**Supplied records**
====
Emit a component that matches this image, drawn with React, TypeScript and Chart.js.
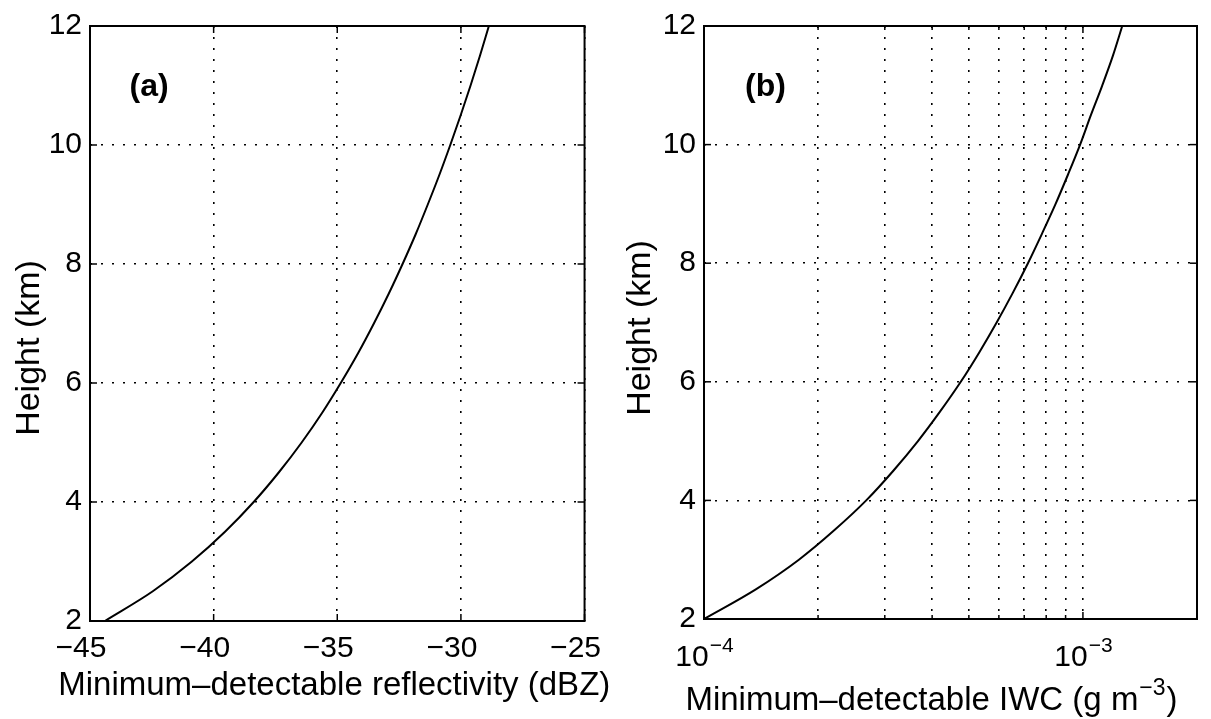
====
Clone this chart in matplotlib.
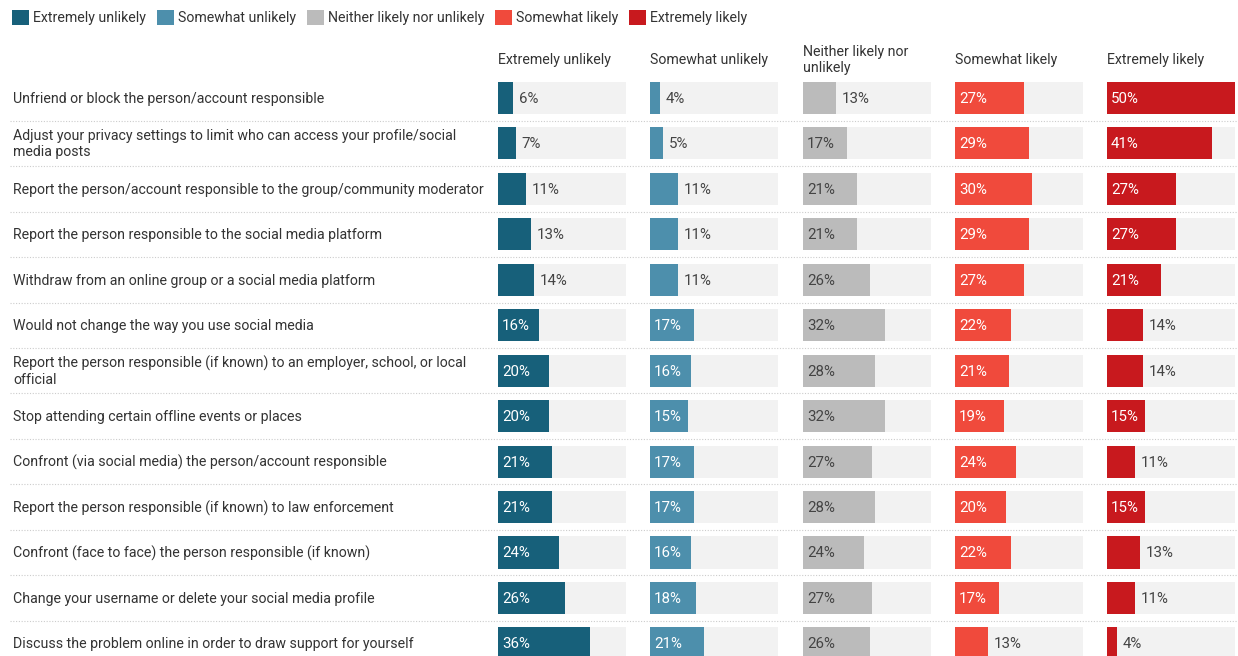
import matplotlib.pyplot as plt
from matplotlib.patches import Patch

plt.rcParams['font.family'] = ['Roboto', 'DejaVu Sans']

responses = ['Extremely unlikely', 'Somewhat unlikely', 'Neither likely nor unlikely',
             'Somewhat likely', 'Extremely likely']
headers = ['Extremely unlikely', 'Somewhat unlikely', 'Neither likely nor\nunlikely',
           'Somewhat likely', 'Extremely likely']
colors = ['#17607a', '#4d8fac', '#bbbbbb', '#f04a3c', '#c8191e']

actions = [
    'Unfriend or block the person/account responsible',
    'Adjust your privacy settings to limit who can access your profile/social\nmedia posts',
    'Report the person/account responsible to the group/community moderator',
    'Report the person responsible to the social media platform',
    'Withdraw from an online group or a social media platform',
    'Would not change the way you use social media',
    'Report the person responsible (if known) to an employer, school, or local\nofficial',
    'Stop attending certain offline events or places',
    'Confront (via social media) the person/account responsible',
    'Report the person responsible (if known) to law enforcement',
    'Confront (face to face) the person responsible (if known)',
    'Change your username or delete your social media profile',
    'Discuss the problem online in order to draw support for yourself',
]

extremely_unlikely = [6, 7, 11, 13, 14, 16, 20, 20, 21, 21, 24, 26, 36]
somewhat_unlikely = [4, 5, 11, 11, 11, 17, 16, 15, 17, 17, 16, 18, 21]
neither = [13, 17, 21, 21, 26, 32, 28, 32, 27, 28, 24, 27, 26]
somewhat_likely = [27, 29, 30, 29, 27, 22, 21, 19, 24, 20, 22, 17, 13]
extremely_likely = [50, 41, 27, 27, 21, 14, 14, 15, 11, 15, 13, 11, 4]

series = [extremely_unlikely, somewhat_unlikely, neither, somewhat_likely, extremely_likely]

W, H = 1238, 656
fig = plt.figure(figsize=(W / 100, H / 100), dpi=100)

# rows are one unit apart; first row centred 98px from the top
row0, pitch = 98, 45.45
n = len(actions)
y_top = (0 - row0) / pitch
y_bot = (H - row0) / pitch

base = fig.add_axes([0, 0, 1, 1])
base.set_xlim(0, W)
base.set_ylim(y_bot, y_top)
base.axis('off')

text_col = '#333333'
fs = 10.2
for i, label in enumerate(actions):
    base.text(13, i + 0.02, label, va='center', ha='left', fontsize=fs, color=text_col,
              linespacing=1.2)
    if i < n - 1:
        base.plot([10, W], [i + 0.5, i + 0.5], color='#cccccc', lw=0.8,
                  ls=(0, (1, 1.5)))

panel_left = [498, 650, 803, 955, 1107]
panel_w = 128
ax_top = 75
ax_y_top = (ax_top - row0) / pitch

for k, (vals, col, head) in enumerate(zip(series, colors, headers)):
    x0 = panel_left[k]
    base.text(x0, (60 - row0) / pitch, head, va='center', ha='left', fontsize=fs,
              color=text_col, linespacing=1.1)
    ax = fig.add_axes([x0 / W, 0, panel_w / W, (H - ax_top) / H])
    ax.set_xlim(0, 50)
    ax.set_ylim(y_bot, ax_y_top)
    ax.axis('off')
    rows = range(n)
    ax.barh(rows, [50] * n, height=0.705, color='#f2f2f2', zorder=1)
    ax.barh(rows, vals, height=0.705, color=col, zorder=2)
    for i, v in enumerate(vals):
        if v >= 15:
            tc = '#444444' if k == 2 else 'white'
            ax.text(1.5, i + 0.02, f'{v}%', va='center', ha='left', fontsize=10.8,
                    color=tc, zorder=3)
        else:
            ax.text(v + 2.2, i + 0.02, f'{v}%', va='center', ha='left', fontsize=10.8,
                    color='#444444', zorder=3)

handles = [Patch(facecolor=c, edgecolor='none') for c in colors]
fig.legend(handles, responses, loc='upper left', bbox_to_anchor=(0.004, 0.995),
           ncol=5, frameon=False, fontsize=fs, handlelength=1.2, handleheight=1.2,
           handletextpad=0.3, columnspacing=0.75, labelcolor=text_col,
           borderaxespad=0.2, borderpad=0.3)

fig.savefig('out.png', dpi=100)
====
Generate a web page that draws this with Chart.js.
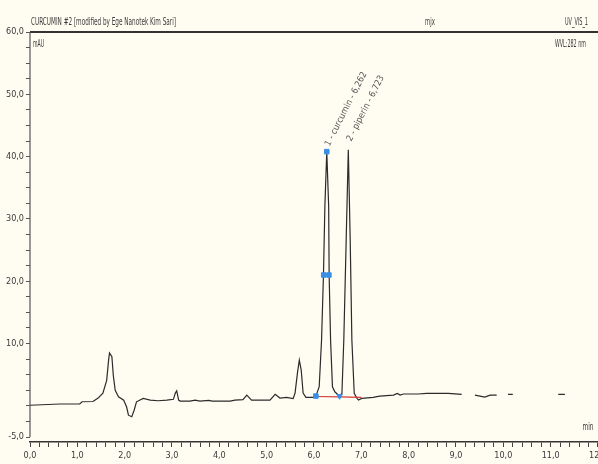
====
**Exercise instructions**
Exactly reproduce the lines from the line holding "Clone this chart in matplotlib." through the line holding "colors = ['#17607a', '#4d8fac', '#bbbbbb', '#f04a3c', '#c8191e']", and only those; pictures are to be left out.

**Result of this task**
Clone this chart in matplotlib.
import matplotlib.pyplot as plt
from matplotlib.patches import Patch

plt.rcParams['font.family'] = ['Roboto', 'DejaVu Sans']

responses = ['Extremely unlikely', 'Somewhat unlikely', 'Neither likely nor unlikely',
             'Somewhat likely', 'Extremely likely']
headers = ['Extremely unlikely', 'Somewhat unlikely', 'Neither likely nor\nunlikely',
           'Somewhat likely', 'Extremely likely']
colors = ['#17607a', '#4d8fac', '#bbbbbb', '#f04a3c', '#c8191e']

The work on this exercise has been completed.